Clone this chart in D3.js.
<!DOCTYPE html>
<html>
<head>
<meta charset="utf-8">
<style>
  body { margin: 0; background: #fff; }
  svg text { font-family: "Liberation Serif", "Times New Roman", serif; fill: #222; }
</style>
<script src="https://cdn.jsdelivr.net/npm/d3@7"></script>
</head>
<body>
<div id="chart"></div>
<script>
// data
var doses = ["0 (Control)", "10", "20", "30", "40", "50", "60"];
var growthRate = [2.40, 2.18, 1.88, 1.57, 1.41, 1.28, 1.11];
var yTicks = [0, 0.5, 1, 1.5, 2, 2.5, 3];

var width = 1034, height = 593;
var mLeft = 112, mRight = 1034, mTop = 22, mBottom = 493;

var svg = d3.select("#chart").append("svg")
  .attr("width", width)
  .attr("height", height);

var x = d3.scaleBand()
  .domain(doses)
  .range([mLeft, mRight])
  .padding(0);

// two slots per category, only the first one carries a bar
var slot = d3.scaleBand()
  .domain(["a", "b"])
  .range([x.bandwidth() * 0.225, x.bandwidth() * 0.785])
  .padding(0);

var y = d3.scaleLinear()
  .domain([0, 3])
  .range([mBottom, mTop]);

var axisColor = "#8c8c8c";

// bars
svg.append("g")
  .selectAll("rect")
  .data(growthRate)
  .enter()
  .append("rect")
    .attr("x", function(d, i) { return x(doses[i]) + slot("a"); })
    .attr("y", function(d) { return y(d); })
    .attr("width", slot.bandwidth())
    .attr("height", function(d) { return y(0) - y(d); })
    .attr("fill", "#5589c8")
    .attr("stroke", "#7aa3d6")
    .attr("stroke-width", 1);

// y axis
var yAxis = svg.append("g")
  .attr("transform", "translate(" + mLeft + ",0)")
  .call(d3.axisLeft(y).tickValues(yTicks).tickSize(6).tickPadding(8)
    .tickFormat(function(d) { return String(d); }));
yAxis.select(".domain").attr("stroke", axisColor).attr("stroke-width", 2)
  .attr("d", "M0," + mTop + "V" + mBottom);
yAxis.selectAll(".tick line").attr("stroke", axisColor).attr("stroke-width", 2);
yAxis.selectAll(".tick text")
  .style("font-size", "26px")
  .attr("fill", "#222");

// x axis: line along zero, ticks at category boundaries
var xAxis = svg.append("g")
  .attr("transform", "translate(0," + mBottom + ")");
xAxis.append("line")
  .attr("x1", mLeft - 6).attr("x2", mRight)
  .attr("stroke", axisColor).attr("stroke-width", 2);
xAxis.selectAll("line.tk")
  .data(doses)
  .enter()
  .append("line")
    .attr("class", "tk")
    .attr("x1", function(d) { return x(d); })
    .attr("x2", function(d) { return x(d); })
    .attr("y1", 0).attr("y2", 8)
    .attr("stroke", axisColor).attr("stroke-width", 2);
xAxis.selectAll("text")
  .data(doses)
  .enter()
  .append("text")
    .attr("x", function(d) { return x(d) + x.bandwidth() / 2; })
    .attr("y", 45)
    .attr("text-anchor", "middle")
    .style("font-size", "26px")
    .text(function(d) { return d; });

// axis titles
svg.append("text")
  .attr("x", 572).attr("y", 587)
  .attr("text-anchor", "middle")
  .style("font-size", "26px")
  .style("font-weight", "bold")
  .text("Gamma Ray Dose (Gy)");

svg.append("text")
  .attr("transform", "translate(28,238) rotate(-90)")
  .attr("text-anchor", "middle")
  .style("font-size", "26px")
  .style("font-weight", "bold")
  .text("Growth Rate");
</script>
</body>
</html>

———

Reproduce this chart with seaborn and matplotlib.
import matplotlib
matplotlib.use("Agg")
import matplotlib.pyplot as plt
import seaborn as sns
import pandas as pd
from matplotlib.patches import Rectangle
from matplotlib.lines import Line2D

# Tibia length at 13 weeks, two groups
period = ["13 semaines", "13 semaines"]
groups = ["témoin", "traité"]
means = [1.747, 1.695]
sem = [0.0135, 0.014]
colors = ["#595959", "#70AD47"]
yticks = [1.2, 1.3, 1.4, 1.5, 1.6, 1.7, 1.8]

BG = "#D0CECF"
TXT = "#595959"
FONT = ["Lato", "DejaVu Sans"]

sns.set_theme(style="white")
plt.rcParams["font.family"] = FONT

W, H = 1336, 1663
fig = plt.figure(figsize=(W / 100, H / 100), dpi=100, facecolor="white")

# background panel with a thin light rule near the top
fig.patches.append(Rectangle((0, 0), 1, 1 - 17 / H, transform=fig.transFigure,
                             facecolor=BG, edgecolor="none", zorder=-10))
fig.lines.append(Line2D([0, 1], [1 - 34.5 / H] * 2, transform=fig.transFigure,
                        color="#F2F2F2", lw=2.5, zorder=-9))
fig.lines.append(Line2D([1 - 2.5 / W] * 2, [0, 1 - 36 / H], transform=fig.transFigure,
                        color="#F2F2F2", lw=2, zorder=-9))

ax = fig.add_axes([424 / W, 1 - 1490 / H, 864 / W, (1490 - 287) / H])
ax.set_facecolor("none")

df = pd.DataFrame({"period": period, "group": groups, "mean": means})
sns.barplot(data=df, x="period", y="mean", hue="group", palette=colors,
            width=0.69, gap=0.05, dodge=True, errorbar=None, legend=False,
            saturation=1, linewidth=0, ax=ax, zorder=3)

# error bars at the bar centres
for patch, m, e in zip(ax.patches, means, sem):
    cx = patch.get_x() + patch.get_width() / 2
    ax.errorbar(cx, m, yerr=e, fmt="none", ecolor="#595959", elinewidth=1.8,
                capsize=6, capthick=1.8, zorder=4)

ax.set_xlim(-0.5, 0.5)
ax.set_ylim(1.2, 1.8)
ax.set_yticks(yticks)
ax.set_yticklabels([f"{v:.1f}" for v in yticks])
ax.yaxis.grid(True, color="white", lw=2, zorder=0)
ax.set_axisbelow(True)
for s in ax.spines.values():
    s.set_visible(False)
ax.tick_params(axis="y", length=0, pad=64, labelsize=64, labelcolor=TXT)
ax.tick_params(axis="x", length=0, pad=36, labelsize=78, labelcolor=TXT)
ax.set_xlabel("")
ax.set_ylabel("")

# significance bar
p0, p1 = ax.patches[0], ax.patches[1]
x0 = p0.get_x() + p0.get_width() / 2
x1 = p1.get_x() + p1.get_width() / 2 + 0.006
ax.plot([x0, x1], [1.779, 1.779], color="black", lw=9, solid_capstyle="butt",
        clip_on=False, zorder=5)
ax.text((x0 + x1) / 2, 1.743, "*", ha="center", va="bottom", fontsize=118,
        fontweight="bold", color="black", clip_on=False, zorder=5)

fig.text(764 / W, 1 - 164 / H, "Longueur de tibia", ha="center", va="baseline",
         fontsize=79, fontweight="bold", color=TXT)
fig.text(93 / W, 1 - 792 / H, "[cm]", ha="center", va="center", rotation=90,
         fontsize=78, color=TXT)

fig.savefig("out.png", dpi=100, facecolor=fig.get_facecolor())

———

*WHAT YOU WILL DO:*
Repeat exactly the lines from the one containing "Clone this chart in D3.js." through the one containing "var mLeft = 112, mRight", both included, and nothing else.

*COMPLETE RESPONSE:*
Clone this chart in D3.js.
<!DOCTYPE html>
<html>
<head>
<meta charset="utf-8">
<style>
  body { margin: 0; background: #fff; }
  svg text { font-family: "Liberation Serif", "Times New Roman", serif; fill: #222; }
</style>
<script src="https://cdn.jsdelivr.net/npm/d3@7"></script>
</head>
<body>
<div id="chart"></div>
<script>
// data
var doses = ["0 (Control)", "10", "20", "30", "40", "50", "60"];
var growthRate = [2.40, 2.18, 1.88, 1.57, 1.41, 1.28, 1.11];
var yTicks = [0, 0.5, 1, 1.5, 2, 2.5, 3];

var width = 1034, height = 593;
var mLeft = 112, mRight = 1034, mTop = 22, mBottom = 493;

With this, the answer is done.